The two cities are the last major urban centers under IS control after the jihadists suffered a string of territorial losses in Iraq and Syria over the past year.

The US-led coalition battling IS is backing both assaults, hoping to deal a knockout blow to the self-styled “caliphate” it declared in mid-2014.


Jihan Sheikh Ahmed (center), a spokeswoman for the Syrian Democratic Forces (SDF), holds a press conference in the town of Ain Issa, some 50 kilometers north of Raqa, on Sunday, to announce that the US-backed alliance has began a long-awaited operation to capture the Islamic State group’s de facto Syrian capital Raqa. AFP PHOTO

Jihan Sheikh Ahmed (center), a spokeswoman for the Syrian Democratic Forces (SDF), holds a press conference in the town of Ain Issa, some 50 kilometers north of Raqa, on Sunday, to announce that the US-backed alliance has began a long-awaited operation to capture the Islamic State group’s de facto Syrian capital Raqa.

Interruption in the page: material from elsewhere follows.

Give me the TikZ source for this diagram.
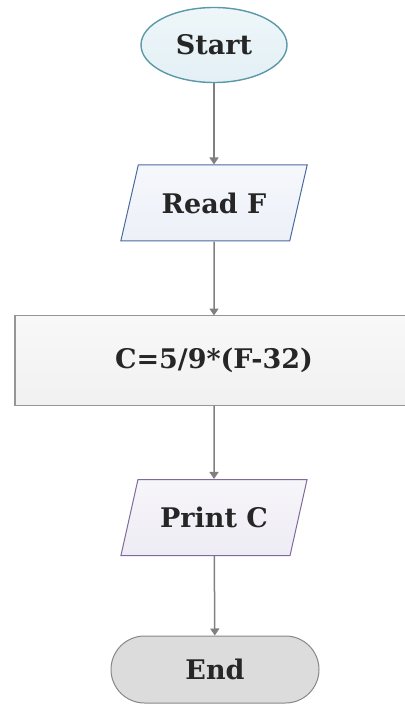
\documentclass[tikz,border=0pt]{standalone}
\usepackage{fontspec}
\setmainfont{DejaVu Serif}
\usetikzlibrary{shapes.geometric, shapes.misc, arrows.meta, backgrounds}

\definecolor{startLine}{HTML}{5B98A8}
\definecolor{startFill}{HTML}{E3F0F5}
\definecolor{readLine}{HTML}{4A6A9E}
\definecolor{readFill}{HTML}{ECF0F8}
\definecolor{calcLine}{HTML}{969696}
\definecolor{calcFill}{HTML}{F1F1F1}
\definecolor{printLine}{HTML}{7E6A9C}
\definecolor{printFill}{HTML}{EEECF4}
\definecolor{endLine}{HTML}{888888}
\definecolor{endFill}{HTML}{DCDCDC}
\definecolor{flowLine}{HTML}{808080}
\definecolor{labelText}{HTML}{262626}

\tikzset{
    box/.style={draw, line width=0.5pt, text=labelText,
        font=\fontsize{13.5}{15}\selectfont\bfseries, inner sep=0pt},
    startbox/.style={box, ellipse, draw=startLine, line width=0.7pt,
        top color=startFill!60!white, bottom color=startFill,
        minimum width=73pt, minimum height=37.5pt},
    iobox/.style={box, trapezium, trapezium left angle=60, trapezium right angle=120,
        trapezium stretches=true, minimum width=93.5pt, minimum height=38pt},
    calcbox/.style={box, rectangle, draw=none, minimum height=44.5pt},
    calcframe/.style={draw=calcLine, line width=0.6pt, top color=calcFill!50!white,
        bottom color=calcFill},
    endbox/.style={box, rounded rectangle, draw=endLine, fill=endFill,
        minimum width=104pt, minimum height=33.5pt},
    flow/.style={draw=flowLine, line width=0.75pt, -{Triangle[width=4.5pt,length=3.5pt]}}
}

\begin{document}
\begin{tikzpicture}[x=0.5pt, y=-0.5pt]

    \def\midX{214}
    \def\calcLeft{15}
    \def\calcRight{440}

    % frame of the picture
    \useasboundingbox (0, 0) rectangle (404, 705);

    % start
    \node[startbox] (start) at (\midX, 45) {Start};

    % input
    \node[iobox, draw=readLine, top color=readFill!50!white, bottom color=readFill]
        (readF) at (\midX, 203) {Read F};

    % formula, its box runs off the right edge
    \node[calcbox] (calc) at (\midX, 360.5) {C=5/9*(F-32)};
    \begin{scope}[on background layer]
        \draw[calcframe] (\calcLeft, 0 |- calc.north) rectangle (\calcRight, 0 |- calc.south);
    \end{scope}

    % output
    \node[iobox, draw=printLine, top color=printFill!50!white, bottom color=printFill]
        (printC) at (\midX, 517.5) {Print C};

    % end
    \node[endbox] (stop) at (215, 669.5) {End};

    %arrows
    \draw[flow] (start) -- (readF);
    \draw[flow] (readF) -- (calc);
    \draw[flow] (calc) -- (printC);
    \draw[flow] (printC) -- (stop);

\end{tikzpicture}
\end{document}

AFP PHOTO

SDF commanders announced the start of the Raqa operation in Ain Issa, some 50 kilometers north of the city.

“The major battle to liberate Raqa and its surroundings has begun,” SDF spokeswoman Jihan Sheikh Ahmed said.

Operation “Wrath of the Euphrates” involves some 30,000 fighters and began on Saturday night, Ahmed said.

SDF forces are advancing on three fronts, from Ain Issa and Tal Abyad to the north of Raqa, and from the village of Makman to the east.

SDF spokesman Talal Sello told AFP forces would first seize areas around Raqa before taking the city itself.

“The fight will not be easy, and will require accurate and careful operations because IS will defend its bastion knowing that the loss of Raqa will mean it is finished in Syria,” Sello said.

US Defense Secretary Ashton Carter echoed that sentiment.

“As in Mosul, the fight will not be easy and there is hard work ahead, but it is necessary to end the fiction of ISIL’s caliphate and disrupt the group’s ability to carry out terror attacks against the United States, our allies and our partners,” Carter said, using an alternative name for IS.

An AFP correspondent in Ain Issa Sunday saw dozens of SDF fighters heading for the front line. Near Ain Issa, the AFP correspondent saw at least one soldier who had US markings on his helmet with SDF fighters. According to an SDF source, 50 US military advisers would be involved in the operation, particularly to guide air strikes.

Driving IS from Mosul and Raqa has been the endgame since the US-led coalition launched air strikes against it in summer 2014.

In Mosul, Iraqi forces were clearing eastern neighborhoods, nearly three weeks into the offensive there.

“Resistance is very heavy and they (IS) have suffered major losses,” Staff Lieutenant General Abdelghani al-Assadi of the elite Counter-Terrorism Service told AFP.

Soldiers from the army’s 9th Armored Division also battled jihadists in a southeastern neighborhood, an AFP correspondent reported.

IS has responded to the Mosul assault with a string of diversionary attacks. It claimed responsibility for suicide bombings on Sunday in Tikrit and Samarra, two cities north of Baghdad. Officials said at least 25 people were killed and more than 50 wounded.

On Monday, Amnesty International said that Iraqi Kurdish forces have driven out hundreds of Arabs from Kirkuk, in northern Iraq, and destroyed their homes, apparently in retaliation for an attack by IS on October 21.